***** GIVEN DATA *****
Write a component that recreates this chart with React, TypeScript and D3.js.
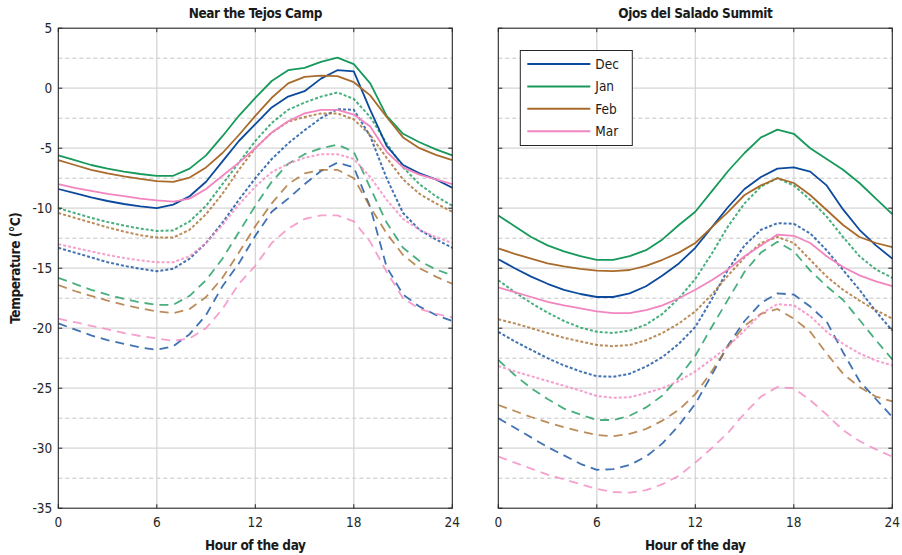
import * as d3 from "d3";

// hour of the day (x values)
const HOURS = [0, 1, 2, 3, 4, 5, 6, 7, 8, 9, 10, 11, 12, 13, 14, 15, 16, 17, 18, 19, 20, 21, 22, 23, 24];
const MONTHS = ["Dec", "Jan", "Feb", "Mar"];
const MONTH_COLORS = ["#0b4a9c", "#16995a", "#a86b2c", "#f285bf"];
const X_TICKS = [0, 6, 12, 18, 24];
const Y_TICKS = [5, 0, -5, -10, -15, -20, -25, -30, -35];
const Y_MINOR = [2.5, -2.5, -7.5, -12.5, -17.5, -22.5, -27.5, -32.5];

// --- Near the Tejos Camp ---
const tejosDecSolid = [-8.4, -8.75, -9.1, -9.4, -9.65, -9.85, -10.0, -9.7, -9.0, -7.8, -6.1, -4.4, -3.0, -1.6, -0.7, -0.25, 0.8, 1.5, 1.4, -1.8, -4.8, -6.4, -7.1, -7.6, -8.3];
const tejosJanSolid = [-5.6, -6.0, -6.4, -6.7, -6.95, -7.15, -7.3, -7.3, -6.7, -5.6, -4.0, -2.3, -0.8, 0.6, 1.5, 1.7, 2.2, 2.55, 2.0, 0.4, -2.3, -3.8, -4.5, -5.1, -5.6];
const tejosFebSolid = [-6.0, -6.4, -6.8, -7.1, -7.35, -7.55, -7.75, -7.8, -7.45, -6.6, -5.4, -3.9, -2.3, -0.8, 0.4, 0.95, 1.05, 1.0, 0.5, -0.6, -2.4, -4.1, -5.0, -5.55, -6.0];
const tejosMarSolid = [-8.0, -8.3, -8.55, -8.8, -9.0, -9.2, -9.35, -9.45, -9.2, -8.4, -7.3, -6.2, -5.0, -3.7, -2.75, -2.1, -1.8, -1.8, -2.2, -3.2, -5.3, -6.6, -7.2, -7.6, -8.0];

const tejosDecDotted = [-13.3, -13.7, -14.1, -14.5, -14.8, -15.05, -15.25, -15.05, -14.2, -12.9, -11.2, -9.3, -7.5, -5.9, -4.6, -3.5, -2.5, -1.75, -1.8, -4.0, -7.5, -10.4, -11.8, -12.6, -13.3];
const tejosJanDotted = [-10.0, -10.4, -10.8, -11.15, -11.45, -11.7, -11.9, -11.85, -11.1, -9.8, -8.0, -6.2, -4.4, -2.9, -1.8, -1.2, -0.7, -0.35, -0.9, -2.4, -4.6, -6.6, -8.0, -9.0, -9.8];
const tejosFebDotted = [-10.4, -10.8, -11.2, -11.6, -11.95, -12.25, -12.45, -12.45, -11.8, -10.5, -8.8, -6.8, -5.0, -3.7, -2.8, -2.4, -2.1, -2.1, -2.6, -3.9, -5.8, -7.6, -8.8, -9.6, -10.3];
const tejosMarDotted = [-13.0, -13.3, -13.6, -13.9, -14.15, -14.35, -14.5, -14.5, -14.0, -12.9, -11.4, -9.7, -8.2, -7.0, -6.3, -5.8, -5.5, -5.5, -5.9, -7.4, -9.3, -10.9, -11.8, -12.4, -12.9];

const tejosDecDashed = [-19.6, -20.1, -20.6, -21.0, -21.3, -21.6, -21.8, -21.5, -20.5, -18.9, -16.5, -14.6, -12.3, -10.3, -9.2, -8.0, -6.9, -6.2, -6.6, -9.9, -14.9, -17.2, -18.2, -18.9, -19.4];
const tejosJanDashed = [-15.8, -16.3, -16.8, -17.2, -17.55, -17.85, -18.05, -18.05, -17.3, -16.0, -14.2, -12.0, -9.8, -7.8, -6.3, -5.5, -5.0, -4.7, -5.3, -8.3, -11.2, -13.3, -14.4, -15.1, -15.6];
const tejosFebDashed = [-16.4, -16.9, -17.3, -17.7, -18.05, -18.35, -18.6, -18.75, -18.4, -17.4, -15.8, -13.7, -11.5, -9.6, -8.0, -7.1, -6.8, -6.8, -7.5, -9.9, -12.1, -13.9, -15.0, -15.7, -16.3];
const tejosMarDashed = [-19.2, -19.5, -19.8, -20.1, -20.4, -20.65, -20.85, -21.05, -20.85, -20.0, -18.4, -16.3, -14.8, -12.9, -11.7, -10.9, -10.6, -10.6, -11.1, -12.8, -15.3, -17.5, -18.4, -18.8, -19.1];

// --- Ojos del Salado Summit ---
const ojosDecSolid = [-14.25, -15.0, -15.7, -16.3, -16.8, -17.15, -17.4, -17.4, -17.1, -16.5, -15.6, -14.6, -13.3, -11.6, -9.9, -8.4, -7.4, -6.7, -6.6, -6.95, -8.1, -10.1, -11.8, -13.1, -14.2];
const ojosJanSolid = [-10.6, -11.5, -12.4, -13.1, -13.6, -14.0, -14.3, -14.3, -14.0, -13.5, -12.6, -11.4, -10.3, -8.6, -6.9, -5.4, -4.1, -3.45, -3.8, -5.0, -5.9, -6.8, -7.9, -9.2, -10.5];
const ojosFebSolid = [-13.35, -13.8, -14.2, -14.6, -14.85, -15.05, -15.2, -15.25, -15.15, -14.8, -14.3, -13.7, -12.9, -11.6, -10.3, -8.9, -8.1, -7.5, -7.9, -8.9, -10.15, -11.4, -12.4, -12.9, -13.25];
const ojosMarSolid = [-16.6, -17.0, -17.4, -17.8, -18.1, -18.35, -18.6, -18.75, -18.75, -18.5, -18.1, -17.5, -16.8, -16.0, -15.1, -14.0, -13.1, -12.2, -12.3, -12.9, -14.0, -14.9, -15.6, -16.1, -16.5];

const ojosDecDotted = [-20.3, -21.1, -21.8, -22.5, -23.1, -23.6, -24.0, -24.05, -23.8, -23.2, -22.4, -21.3, -19.9, -17.6, -15.1, -13.1, -11.8, -11.25, -11.3, -12.1, -13.5, -15.15, -16.8, -18.6, -20.2];
const ojosJanDotted = [-16.0, -17.0, -17.9, -18.7, -19.4, -19.95, -20.3, -20.4, -20.2, -19.7, -18.8, -17.5, -15.9, -13.8, -11.5, -9.6, -8.2, -7.5, -8.1, -9.3, -10.7, -12.4, -14.0, -15.1, -15.8];
const ojosFebDotted = [-19.25, -19.6, -20.0, -20.4, -20.8, -21.1, -21.4, -21.5, -21.4, -21.0, -20.4, -19.6, -18.6, -17.2, -15.6, -14.1, -12.9, -12.4, -12.9, -14.3, -15.7, -16.8, -17.7, -18.5, -19.2];
const ojosMarDotted = [-23.15, -23.6, -24.0, -24.4, -24.8, -25.2, -25.65, -25.8, -25.75, -25.4, -25.0, -24.4, -23.6, -22.6, -21.5, -20.2, -18.8, -18.0, -18.1, -19.0, -20.3, -21.3, -22.1, -22.7, -23.1];

const ojosDecDashed = [-27.5, -28.3, -29.1, -29.9, -30.6, -31.3, -31.8, -31.75, -31.4, -30.7, -29.6, -28.1, -26.3, -23.9, -21.4, -19.4, -17.9, -17.1, -17.2, -18.2, -19.45, -22.0, -24.4, -25.9, -27.4];
const ojosJanDashed = [-22.65, -23.9, -25.0, -25.9, -26.7, -27.2, -27.65, -27.65, -27.3, -26.6, -25.6, -24.1, -22.3, -19.9, -17.6, -15.3, -13.7, -12.8, -13.6, -15.2, -16.5, -17.65, -19.3, -21.0, -22.6];
const ojosFebDashed = [-26.4, -26.9, -27.4, -27.85, -28.25, -28.6, -28.9, -29.0, -28.8, -28.4, -27.7, -26.8, -25.5, -23.6, -21.5, -19.8, -18.8, -18.4, -19.2, -20.3, -22.1, -23.8, -24.9, -25.7, -26.1];
const ojosMarDashed = [-30.7, -31.2, -31.7, -32.2, -32.6, -33.0, -33.4, -33.65, -33.7, -33.5, -33.0, -32.3, -31.2, -30.0, -28.7, -27.1, -25.7, -24.9, -25.0, -26.0, -27.2, -28.5, -29.4, -30.1, -30.7];

type Style = "solid" | "dotted" | "dashed";
type Series = { month: number; style: Style; values: number[] };

const tejosSeries: Series[] = [
  { month: 0, style: "dashed", values: tejosDecDashed },
  { month: 1, style: "dashed", values: tejosJanDashed },
  { month: 2, style: "dashed", values: tejosFebDashed },
  { month: 3, style: "dashed", values: tejosMarDashed },
  { month: 0, style: "dotted", values: tejosDecDotted },
  { month: 1, style: "dotted", values: tejosJanDotted },
  { month: 2, style: "dotted", values: tejosFebDotted },
  { month: 3, style: "dotted", values: tejosMarDotted },
  { month: 0, style: "solid", values: tejosDecSolid },
  { month: 1, style: "solid", values: tejosJanSolid },
  { month: 2, style: "solid", values: tejosFebSolid },
  { month: 3, style: "solid", values: tejosMarSolid },
];

const ojosSeries: Series[] = [
  { month: 0, style: "dashed", values: ojosDecDashed },
  { month: 1, style: "dashed", values: ojosJanDashed },
  { month: 2, style: "dashed", values: ojosFebDashed },
  { month: 3, style: "dashed", values: ojosMarDashed },
  { month: 0, style: "dotted", values: ojosDecDotted },
  { month: 1, style: "dotted", values: ojosJanDotted },
  { month: 2, style: "dotted", values: ojosFebDotted },
  { month: 3, style: "dotted", values: ojosMarDotted },
  { month: 0, style: "solid", values: ojosDecSolid },
  { month: 1, style: "solid", values: ojosJanSolid },
  { month: 2, style: "solid", values: ojosFebSolid },
  { month: 3, style: "solid", values: ojosMarSolid },
];

const FONT = "'DejaVu Sans Condensed', 'Liberation Sans Narrow', sans-serif";
const TOP = 28.2;
const BOTTOM = 508.2;
const PANEL_W = 394;

const dashFor = (s: Style) => (s === "dotted" ? "3,2" : s === "dashed" ? "9,6" : undefined);

function Panel({ left, title, series, yLabels, legend }: { left: number; title: string; series: Series[]; yLabels: boolean; legend: boolean }) {
  const x = d3.scaleLinear().domain([0, 24]).range([left, left + PANEL_W]);
  const y = d3.scaleLinear().domain([-35, 5]).range([BOTTOM, TOP]);
  const line = d3
    .line<number>()
    .x((_d, i) => x(HOURS[i]))
    .y((d) => y(d));
  const cx = left + PANEL_W / 2;

  return (
    <g>
      {/* grid */}
      {Y_MINOR.map((v) => (
        <line key={"mn" + v} x1={left} x2={left + PANEL_W} y1={y(v)} y2={y(v)} stroke="#c4c4c4" strokeWidth={1} strokeDasharray="4,3" />
      ))}
      {Y_TICKS.slice(1, -1).map((v) => (
        <line key={"mj" + v} x1={left} x2={left + PANEL_W} y1={y(v)} y2={y(v)} stroke="#d6d6d6" strokeWidth={1.3} />
      ))}
      {X_TICKS.slice(1, -1).map((h) => (
        <line key={"vx" + h} x1={x(h)} x2={x(h)} y1={TOP} y2={BOTTOM} stroke="#d6d6d6" strokeWidth={1.3} />
      ))}

      {/* series */}
      {series.map((s, i) => (
        <path
          key={i}
          d={line(s.values) ?? ""}
          fill="none"
          stroke={MONTH_COLORS[s.month]}
          strokeOpacity={s.style === "solid" ? 1 : 0.78}
          strokeWidth={s.style === "dotted" ? 2 : 1.8}
          strokeDasharray={dashFor(s.style)}
          strokeLinejoin="round"
        />
      ))}

      {/* frame and ticks */}
      <rect x={left} y={TOP} width={PANEL_W} height={BOTTOM - TOP} fill="none" stroke="#262626" strokeWidth={1.1} />
      {Y_TICKS.map((v) => (
        <g key={"yt" + v}>
          <line x1={left} x2={left + 4} y1={y(v)} y2={y(v)} stroke="#262626" />
          <line x1={left + PANEL_W - 4} x2={left + PANEL_W} y1={y(v)} y2={y(v)} stroke="#262626" />
          {yLabels && (
            <text x={left - 6} y={y(v)} dy="0.35em" textAnchor="end" fontSize={13.5} fontFamily={FONT} fill="#262626">
              {v}
            </text>
          )}
        </g>
      ))}
      {X_TICKS.map((h) => (
        <g key={"xt" + h}>
          <line x1={x(h)} x2={x(h)} y1={BOTTOM} y2={BOTTOM - 4} stroke="#262626" />
          <line x1={x(h)} x2={x(h)} y1={TOP} y2={TOP + 4} stroke="#262626" />
          <text x={x(h)} y={BOTTOM + 19} textAnchor="middle" fontSize={13.5} fontFamily={FONT} fill="#262626">
            {h}
          </text>
        </g>
      ))}

      <text x={cx} y={18} textAnchor="middle" fontSize={13.5} fontWeight="bold" letterSpacing={-0.4} fontFamily={FONT} fill="#1a1a1a">
        {title}
      </text>
      <text x={cx} y={550} textAnchor="middle" fontSize={13.5} fontWeight="bold" letterSpacing={-0.4} fontFamily={FONT} fill="#1a1a1a">
        Hour of the day
      </text>

      {legend && (
        <g>
          <rect x={left + 22} y={50.5} width={112} height={95} fill="#fff" stroke="#262626" strokeWidth={1} />
          {MONTHS.map((m, i) => (
            <g key={m}>
              <line x1={left + 29} x2={left + 92} y1={64 + i * 22.4} y2={64 + i * 22.4} stroke={MONTH_COLORS[i]} strokeWidth={2} />
              <text x={left + 97} y={64 + i * 22.4} dy="0.35em" fontSize={13.5} fontFamily={FONT} fill="#1a1a1a">
                {m}
              </text>
            </g>
          ))}
        </g>
      )}
    </g>
  );
}

export default function App() {
  return (
    <svg width={902} height={555} style={{ position: "absolute", left: 0, top: 0, background: "#fff" }}>
      <rect width={902} height={555} fill="#fff" />
      <Panel left={58.3} title="Near the Tejos Camp" series={tejosSeries} yLabels legend={false} />
      <Panel left={498.3} title="Ojos del Salado Summit" series={ojosSeries} yLabels={false} legend />
      <text
        transform={`translate(20, ${(TOP + BOTTOM) / 2}) rotate(-90)`}
        textAnchor="middle"
        fontSize={13.5}
        fontWeight="bold"
        letterSpacing={-0.4}
        fontFamily={FONT}
        fill="#1a1a1a"
      >
        Temperature (°C)
      </text>
    </svg>
  );
}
*****
▶ _REQUIRED TASK_: Would you reproduce the lines above, from the very first through the line containing "-22.5, -27.5, -32.5];", exactly and without the pictures?

▶ _FULL ANSWER_:
Write a component that recreates this chart with React, TypeScript and D3.js.
import * as d3 from "d3";

// hour of the day (x values)
const HOURS = [0, 1, 2, 3, 4, 5, 6, 7, 8, 9, 10, 11, 12, 13, 14, 15, 16, 17, 18, 19, 20, 21, 22, 23, 24];
const MONTHS = ["Dec", "Jan", "Feb", "Mar"];
const MONTH_COLORS = ["#0b4a9c", "#16995a", "#a86b2c", "#f285bf"];
const X_TICKS = [0, 6, 12, 18, 24];
const Y_TICKS = [5, 0, -5, -10, -15, -20, -25, -30, -35];
const Y_MINOR = [2.5, -2.5, -7.5, -12.5, -17.5, -22.5, -27.5, -32.5];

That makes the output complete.